Barraclough, who together with co-author Curtis Barnes, spent nine months researching the topic, "predicts that deepfake and other synthetic media will be the next wave of content causing concern to government and tech companies following the Christchurch Call".
"Even if we can all agree something must be done, the next step is agreeing on specifics. That can't be done without close analysis of the status quo," he says.
"Calling for a kind of social media regulator is fine, but these suggestions need substance. What standards will the regulator apply? Would existing agencies do a better job? What does it mean specifically to say a company has a duty of care? The law has to give any Court or regulator some guidance."
"Further, we must ask what private companies can do that governments can't. We have to consider access to justice: often a quick solution is more important than a perfect one. Social media companies can restrict content in ways that Governments can't: is that something we should encourage or restrict?"
The authors reviewed existing legislation, including the Privacy Act, New Zealand Bill of Rights Act, Human Rights Act, the Harmful Digital Communications Act and the Harrassment Act. They concluded that, for now, existing legislation may be all that's required to police the criminal use of deepfakes.
"At least 16 current acts and formal guidelines touch on the potential harms of synthetic media," Tom says. "Before calling for new law or new regulators, let's work out what we've already got, and why existing law is or isn't working."

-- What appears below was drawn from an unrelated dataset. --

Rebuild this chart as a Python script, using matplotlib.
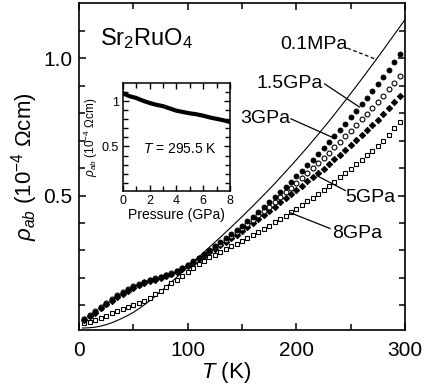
import matplotlib
matplotlib.use("Agg")
import matplotlib.pyplot as plt
import numpy as np

plt.rcParams['font.family'] = ['Liberation Sans', 'DejaVu Sans']
plt.rcParams['mathtext.fontset'] = 'custom'
plt.rcParams['mathtext.rm'] = 'Liberation Sans'
plt.rcParams['mathtext.it'] = 'Liberation Sans:italic'

# ---------------- data ----------------
T = list(range(5, 300, 5))

rho_15 = [0.050, 0.062, 0.076, 0.091, 0.106, 0.121, 0.134, 0.146, 0.157, 0.167,
          0.176, 0.184, 0.191, 0.197, 0.203, 0.209, 0.216, 0.226, 0.237, 0.248,
          0.261, 0.274, 0.287, 0.300, 0.315, 0.330, 0.345, 0.360, 0.375, 0.390,
          0.406, 0.423, 0.440, 0.457, 0.475, 0.493, 0.512, 0.531, 0.550, 0.570,
          0.590, 0.610, 0.630, 0.651, 0.672, 0.694, 0.716, 0.738, 0.761, 0.785,
          0.808, 0.832, 0.856, 0.880, 0.905, 0.931, 0.958, 0.986, 1.014]

rho_30 = [0.052, 0.065, 0.079, 0.094, 0.109, 0.124, 0.137, 0.149, 0.160, 0.169,
          0.178, 0.186, 0.193, 0.199, 0.205, 0.210, 0.217, 0.226, 0.236, 0.246,
          0.258, 0.271, 0.284, 0.297, 0.311, 0.325, 0.339, 0.353, 0.368, 0.382,
          0.397, 0.412, 0.428, 0.444, 0.460, 0.477, 0.494, 0.511, 0.528, 0.545,
          0.563, 0.581, 0.599, 0.617, 0.635, 0.655, 0.675, 0.695, 0.715, 0.735,
          0.756, 0.777, 0.798, 0.819, 0.840, 0.863, 0.886, 0.910, 0.935]

rho_50 = [0.048, 0.060, 0.074, 0.089, 0.104, 0.118, 0.131, 0.143, 0.154, 0.164,
          0.173, 0.181, 0.188, 0.194, 0.200, 0.206, 0.213, 0.222, 0.232, 0.243,
          0.255, 0.268, 0.280, 0.293, 0.306, 0.319, 0.332, 0.345, 0.358, 0.372,
          0.386, 0.400, 0.415, 0.430, 0.445, 0.460, 0.475, 0.490, 0.505, 0.520,
          0.535, 0.551, 0.567, 0.582, 0.598, 0.615, 0.632, 0.649, 0.666, 0.683,
          0.701, 0.719, 0.737, 0.755, 0.774, 0.795, 0.817, 0.839, 0.862]

rho_80 = [0.035, 0.040, 0.047, 0.054, 0.062, 0.071, 0.079, 0.087, 0.094, 0.101,
          0.109, 0.118, 0.128, 0.140, 0.153, 0.166, 0.180, 0.194, 0.207, 0.220,
          0.235, 0.249, 0.262, 0.275, 0.285, 0.295, 0.305, 0.315, 0.325, 0.335,
          0.346, 0.357, 0.368, 0.379, 0.390, 0.402, 0.414, 0.427, 0.439, 0.452,
          0.465, 0.479, 0.492, 0.506, 0.520, 0.535, 0.550, 0.566, 0.582, 0.598,
          0.614, 0.630, 0.646, 0.663, 0.681, 0.700, 0.721, 0.744, 0.768]

# ambient pressure (0.1 MPa) thin line
T_amb = [3, 5, 10, 15, 20, 25, 30, 35, 40, 45, 50, 55, 60, 65, 70, 75, 80, 90,
         100, 110, 120, 130, 140, 150, 160, 170, 180, 190, 200, 210, 220, 230,
         240, 250, 260, 270, 280, 290, 300]
rho_amb = [0.018, 0.018, 0.019, 0.021, 0.025, 0.030, 0.037, 0.045, 0.054, 0.064,
           0.075, 0.088, 0.102, 0.117, 0.133, 0.150, 0.167, 0.203, 0.240, 0.276,
           0.312, 0.348, 0.385, 0.423, 0.462, 0.502, 0.543, 0.586, 0.630, 0.675,
           0.722, 0.770, 0.820, 0.871, 0.923, 0.976, 1.030, 1.085, 1.140]

# inset: rho_ab at 295.5 K vs pressure
P = [0, 0.25, 0.5, 1, 1.5, 2, 2.5, 3, 3.5, 4, 4.5, 5, 5.5, 6, 6.5, 7, 7.5, 8]
rho_P = [1.09, 1.07, 1.055, 1.035, 1.005, 0.98, 0.96, 0.945, 0.92, 0.895,
         0.88, 0.866, 0.855, 0.84, 0.82, 0.805, 0.79, 0.77]

# ---------------- figure ----------------
fig = plt.figure(figsize=(4.25, 3.88), dpi=100)
ax = fig.add_axes([0.186, 0.149, 0.767, 0.843])

ax.plot(T_amb, rho_amb, color='black', lw=0.8)
ax.plot(T, rho_80, 's', ms=3.5, mfc='white', mec='black', mew=0.8)
ax.plot(T, rho_50, 'D', ms=3.3, mfc='black', mec='black', mew=0.6)
ax.plot(T, rho_30, 'o', ms=3.5, mfc='white', mec='black', mew=0.8)
ax.plot(T, rho_15, 'o', ms=3.6, mfc='black', mec='black', mew=0.6)

ax.set_xlim(0, 300)
ax.set_ylim(0.01, 1.2)
ax.set_xticks([0, 100, 200, 300])
ax.set_xticks([50, 150, 250], minor=True)
ax.set_yticks([0.5, 1.0])
ax.set_yticklabels(['0.5', '1.0'])
ax.set_yticks([0.1, 0.2, 0.3, 0.4, 0.6, 0.7, 0.8, 0.9, 1.1], minor=True)
ax.tick_params(which='both', direction='in', top=True, right=True,
               width=1.1, labelsize=15)
ax.tick_params(which='major', length=5)
ax.tick_params(which='minor', length=4.5)
ax.tick_params(axis='x', pad=8)
ax.tick_params(axis='y', pad=5)
for s in ax.spines.values():
    s.set_linewidth(1.2)

ax.set_xlabel(r'$T$ (K)', fontsize=16, labelpad=0)
ax.xaxis.set_label_coords(0.45, -0.09)
ax.set_ylabel(r'$\rho_{ab}$ (10$^{-4}$ Ωcm)', fontsize=16, labelpad=2)

ax.text(19, 1.072, r'Sr$_2$RuO$_4$', fontsize=17, va='center', ha='left')

# curve labels with leader lines
ax.text(247, 1.05, '0.1MPa', fontsize=14, ha='right', va='center')
ax.plot([247, 273], [1.036, 0.996], color='black', lw=0.9, ls=(0, (3, 2)))
ax.text(224, 0.909, '1.5GPa', fontsize=14, ha='right', va='center')
ax.plot([226, 258], [0.906, 0.822], color='black', lw=0.9)
ax.text(194, 0.779, '3GPa', fontsize=14, ha='right', va='center')
ax.plot([195, 234], [0.779, 0.71], color='black', lw=0.9)
ax.text(245, 0.493, '5GPa', fontsize=14, ha='left', va='center')
ax.plot([245, 219], [0.518, 0.572], color='black', lw=0.9)
ax.text(233, 0.362, '8GPa', fontsize=14, ha='left', va='center')
ax.plot([231, 194], [0.380, 0.438], color='black', lw=0.9)

# ---------------- inset ----------------
ins = fig.add_axes([0.289, 0.508, 0.252, 0.278])
ins.plot(P, rho_P, color='black', lw=3)
ins.set_xlim(0, 8)
ins.set_ylim(0.01, 1.2)
ins.set_xticks([0, 2, 4, 6, 8])
ins.set_xticks([1, 3, 5, 7], minor=True)
ins.set_yticks([0.5, 1.0])
ins.set_yticklabels(['0.5', '1'])
ins.set_yticks([0.1, 0.2, 0.3, 0.4, 0.6, 0.7, 0.8, 0.9, 1.1], minor=True)
ins.tick_params(which='both', direction='in', top=True, right=True,
                width=1.0, labelsize=9, pad=3)
ins.tick_params(which='major', length=4)
ins.tick_params(which='minor', length=3.5)
for s in ins.spines.values():
    s.set_linewidth(1.1)
ins.set_xlabel('Pressure (GPa)', fontsize=10, labelpad=1)
ins.set_ylabel(r'$\rho_{ab}$ (10$^{-4}$ Ωcm)', fontsize=8.5, labelpad=1)
ins.text(4.25, 0.47, r'$T$ = 295.5 K', fontsize=10, ha='center', va='center')

fig.savefig('out.png', dpi=100)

"Enforcing the existing law will be difficult enough, and it is not clear that any new law would be able to do better. Overseas attempts to draft law for deepfakes have been seriously criticised."
Not all fake video is bad, and the researchers point out that synthetic media is a huge strength of New Zealand's creative industries. However, they also note there are "many harmful uses that do need to be curtailed, including the creation of non-consensual pornography and using synthetic speech to produce false recordings of public figures."